S’il ne peut, pour l’heure, être recommandé pour la mise en place d’un programme de dépistage organisé du cancer broncho-pulmonaire (CBP), le scanner thoracique faible dose (STFD) pourrait constituer un outil de sensibilisation des fumeurs et d’incitation au sevrage tabagique, juge un rapport de la commission de cancérologie de l’Académie nationale de médecine (ANM), rendu public le 22 février.
En 2016, la Haute Autorité de santé (HAS) s’était déjà penchée sur la pertinence d’un programme de dépistage dédié au CBP, similaire à ceux mis en place (col utérin, sein, colorectal). Les données étudiées à l’époque apparaissaient contradictoires selon les essais et n’avaient pas permis d’évaluer la balance bénéfice/risque d’un tel dispositif.

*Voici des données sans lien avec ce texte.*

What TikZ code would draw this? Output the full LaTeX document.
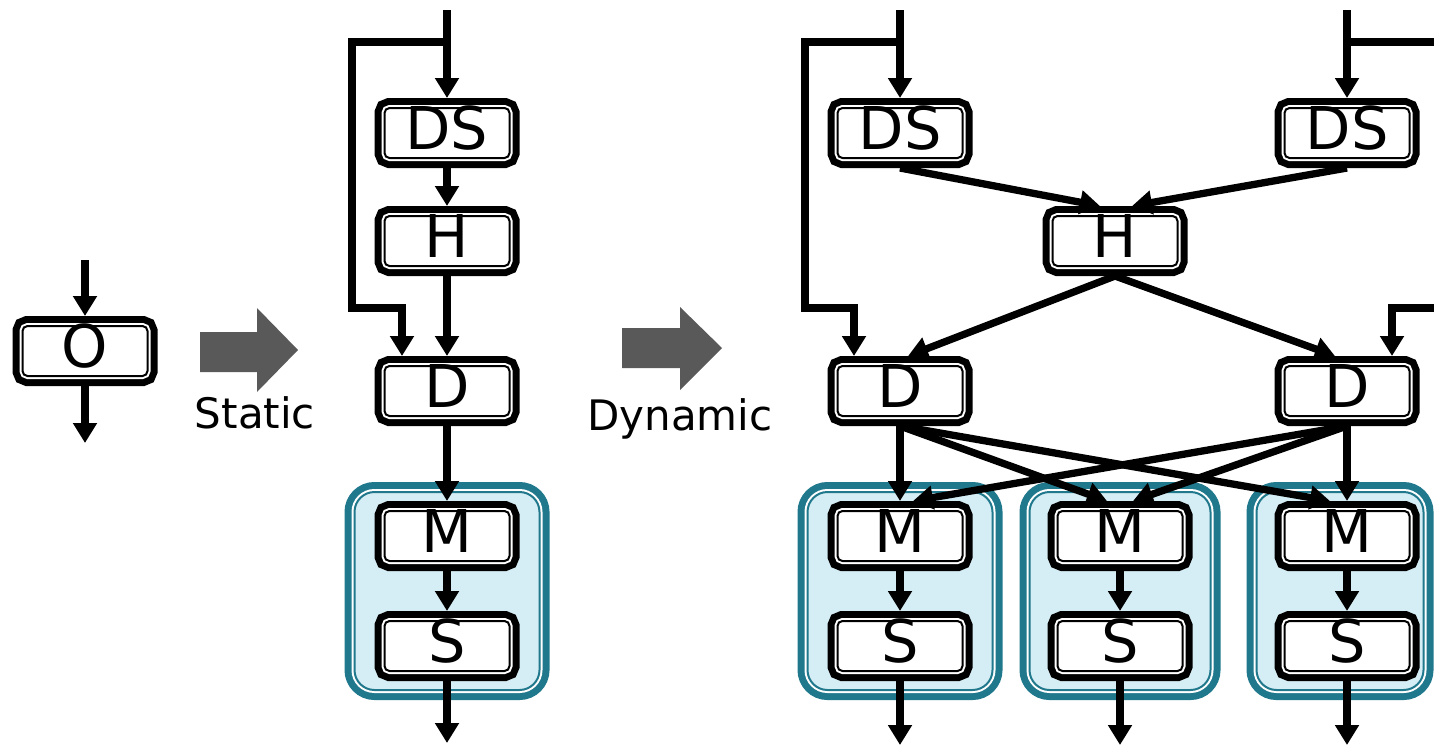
\documentclass[tikz,border=0pt]{standalone}
\usepackage{fontspec}
\setmainfont{DejaVu Sans}
\usetikzlibrary{arrows.meta,calc,fit,backgrounds}
\definecolor{tealline}{RGB}{31,120,140}
\definecolor{grpfill}{RGB}{213,237,244}
\definecolor{bigarrow}{RGB}{89,89,89}
\begin{document}
\begin{tikzpicture}[x=1pt,y=-1pt,
  box/.style={fill=white, draw=black, line width=2pt, rounded corners=5pt,
    minimum width=125pt, minimum height=50pt, inner sep=0pt, outer sep=10pt,
    preaction={draw=black, line width=20pt},
    preaction={draw=white, line width=6pt},
    font=\fontsize{59}{59}\selectfont, text height=40pt, text depth=7pt},
  grp/.style={fill=grpfill, draw=tealline, line width=2pt, rounded corners=20pt,
    inner xsep=20pt, inner ysep=9pt, outer sep=0pt,
    preaction={draw=tealline, line width=20pt},
    preaction={draw=white, line width=6pt}},
  arr/.style={line width=7.3pt, -{Triangle[width=23pt,length=20pt]}},
  lbl/.style={font=\fontsize{42}{42}\selectfont, inner sep=0pt},
  bigarr/.style={fill=bigarrow}]
\useasboundingbox (0,0) rectangle (1434,747);

% original operator
\node[box] (O) at (85,351) {O};
\coordinate (Oin) at (85,260);
\coordinate (Oout) at (85,443);
\draw[arr] (Oin) -- (O.north);
\draw[arr] (O.south) -- (Oout);

% big arrows and labels
\fill[bigarr] (200,332) -- (257,332) -- (257,308) -- (298,350) -- (257,392) -- (257,372) -- (200,372) -- cycle;
\node[lbl, anchor=base] (st) at (255,428) {Static};
\fill[bigarr] (622,328) -- (680,328) -- (680,307) -- (722,348) -- (680,390) -- (680,368) -- (622,368) -- cycle;
\node[lbl, anchor=base] (dy) at (680,430) {Dynamic};

% static column
\node[box] (DS1) at (447,133) {DS};
\node[box] (H1) at (447,241) {H};
\node[box] (D1) at (447,391) {D};
\node[box] (M1) at (447,536) {M};
\node[box] (S1) at (447,646) {S};
\begin{scope}[on background layer]
  \node[grp, fit=(M1)(S1)] (G1) {};
\end{scope}
\coordinate (inS) at (447,10);
\coordinate (brS) at (447,42);
\coordinate (outS) at (447,743);
\draw[arr] (inS) -- (DS1.north);
\draw[arr] (brS) -- (352,42) -- (352,308) -- (402,308) -- ($(D1.north)+(-45,0)$);
\draw[arr] (DS1.south) -- (H1.north);
\draw[arr] (H1.south) -- (D1.north);
\draw[arr] (D1.south) -- (M1.north);
\draw[arr] (M1.south) -- (S1.north);
\draw[arr] (S1.south) -- (outS);

% dynamic
\node[box] (DSa) at (900,133) {DS};
\node[box] (DSb) at (1347,133) {DS};
\node[box] (Hd) at (1115,241) {H};
\node[box] (Da) at (900,391) {D};
\node[box] (Db) at (1347,391) {D};
\node[box] (Ma) at (900,536) {M};
\node[box] (Sa) at (900,646) {S};
\node[box] (Mb) at (1120,536) {M};
\node[box] (Sb) at (1120,646) {S};
\node[box] (Mc) at (1347,536) {M};
\node[box] (Sc) at (1347,646) {S};
\begin{scope}[on background layer]
  \node[grp, fit=(Ma)(Sa)] (Ga) {};
  \node[grp, fit=(Mb)(Sb), inner xsep=18pt] (Gb) {};
  \node[grp, fit=(Mc)(Sc), inner xsep=11pt, xshift=-7pt] (Gc) {};
\end{scope}

\coordinate (inA) at (900,10);
\coordinate (brA) at (900,42);
\coordinate (inB) at (1347,10);
\coordinate (brB) at (1347,42);
\coordinate (edgeTop) at (1440,42);
\coordinate (edgeLow) at (1440,308);
\draw[arr] (inA) -- (DSa.north);
\draw[arr] (brA) -- (805,42) -- (805,308) -- (854,308) -- ($(Da.north)+(-46,0)$);
\draw[arr] (inB) -- (DSb.north);
\draw[line width=7.3pt] (brB) -- (edgeTop);
\draw[arr] (edgeLow) -- (1392,308) -- ($(Db.north)+(45,0)$);

\draw[arr] (DSa.south) -- ($(Hd.north)+(-15,0)$);
\draw[arr] (DSb.south) -- ($(Hd.north)+(17,0)$);
\draw[arr] (Hd.south) -- ($(Da.north)+(8,0)$);
\draw[arr] (Hd.south) -- ($(Db.north)+(-12,0)$);

\draw[arr] (Da.south) -- (Ma.north);
\draw[arr] (Da.south) -- ($(Mb.north)+(-13,0)$);
\draw[arr] (Da.south) -- ($(Mc.north)+(-17,0)$);
\draw[arr] (Db.south) -- ($(Ma.north)+(13,0)$);
\draw[arr] (Db.south) -- ($(Mb.north)+(13,0)$);
\draw[arr] (Db.south) -- (Mc.north);

\coordinate (outA) at (900,745);
\coordinate (outB) at (1120,745);
\coordinate (outC) at (1347,745);
\draw[arr] (Ma.south) -- (Sa.north);
\draw[arr] (Mb.south) -- (Sb.north);
\draw[arr] (Mc.south) -- (Sc.north);
\draw[arr] (Sa.south) -- (outA);
\draw[arr] (Sb.south) -- (outB);
\draw[arr] (Sc.south) -- (outC);
\end{tikzpicture}
\end{document}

Bénéfices incertains d'un dépistage organisé
Depuis, d’autres données ont été rendues disponibles. Les membres de l’Académie ont notamment examiné les résultats d'un essai randomisé mené en Europe et offrant un recul de 10 ans. Les résultats de l’essai néerlando-belge Nelson, publiés dans le « NEJM » en février 2020, montrent une réduction « significative » de 25 % en moyenne de la mortalité liée au CBP chez les hommes. Chez les femmes, le recul de 33 % de la mortalité est jugé non significatif en raison d'un échantillon trop faible.
La commission de cancérologie a également pris en compte les résultats de l'essai randomisé américain « National Lung Screening Trial » (NLST, 2019). Il montrait, à 12 ans, une baisse non significative de 8 % de la mortalité chez les hommes suivis par STFD (versus suivis par radiographie), et une « réduction significative persistante de 20 % chez les femmes », souligne l'ANM, notant que la mortalité globale ne différait pas de façon significative entre les groupes (différence de 4,2 %).
Ces résultats motivent certains professionnels a demandé une révision de la position de la HAS en faveur de la mise en place d'un dépistage organisé. L'Académie est plus nuancée : « en France, le dépistage pourrait au mieux réduire de 25 % la mortalité à 10 ans par CBP, soit, avec une participation de 100 %, 55 000 décès sur les 220 000 constatés entre 50 et 75 ans. Il n’aurait cependant aucun effet sur les 500 000 décès liés aux autres pathologies causées par le tabac ».
La mise en place d’un programme de dépistage organisé se heurterait par ailleurs à plusieurs inconnues non éclairées par les données disponibles : définition d’une population cible, taux de participation souhaitable, fréquence et type de tests, interprétation des tests, indications diagnostiques et thérapeutiques pour les tests positifs et formation des radiologues.
Les tests permettant l’identification des lésions devraient également être préalablement « définis en termes de sensibilité, spécificité et valeur prédictive positive », est-il souligné. Les effets nocifs des tests (faux positifs et faux négatifs, mais aussi surdiagnostics, surtraitements, risques d’irradiation et conséquences psychosociales des résultats) doivent encore être évalués.
Le bénéfice et la rentabilité d’un tel dépistage ne sont pas non plus établis. « La proportion de CBP à phase latente longue est faible », rappelle l’Académie. Le dépistage organisé ne permettrait donc pas de détecter beaucoup de patients précocement. De plus, « les taux de curabilité ne sont importants (85 % de survie à 10 ans) que dans les stades initiaux IA et IB », poursuivent les auteurs.
L’arrêt du tabac, « l’intervention la plus rentable en médecine ! »
Dans ce contexte, la meilleure stratégie pour réduire la mortalité par CBP reste la promotion de l’arrêt du tabac, « l’intervention la plus rentable en médecine ! », est-il relevé. Et c’est dans cette optique de prévention individuelle que la pratique du STFD pourrait jouer un rôle. Au vu des doses réduites d’irradiation qu’il délivre, « cet examen, permettant un bilan de santé des fumeurs, pourrait aussi aider au suivi actif du sevrage tabagique », une image valant « mieux qu’un long discours », est-il estimé.
Autre bénéfice du recours au STFD en prévention individuelle chez les fumeurs : « à côté de la découverte de nodules pulmonaires suspects, les STFD, associés à l’intelligence artificielle (IA), permettent de détecter d’autres lésions des organes intra-thoraciques comme la bronchite chronique, de quantifier l’emphysème pulmonaire et les calcifications coronaires et de mesurer le diamètre de l’aorte à différents niveaux ». Au-delà d’un dépistage du CBP, l’enjeu est bien d’« aider les fumeurs de longue durée à décider d’arrêter de fumer et ainsi améliorer leur survie ».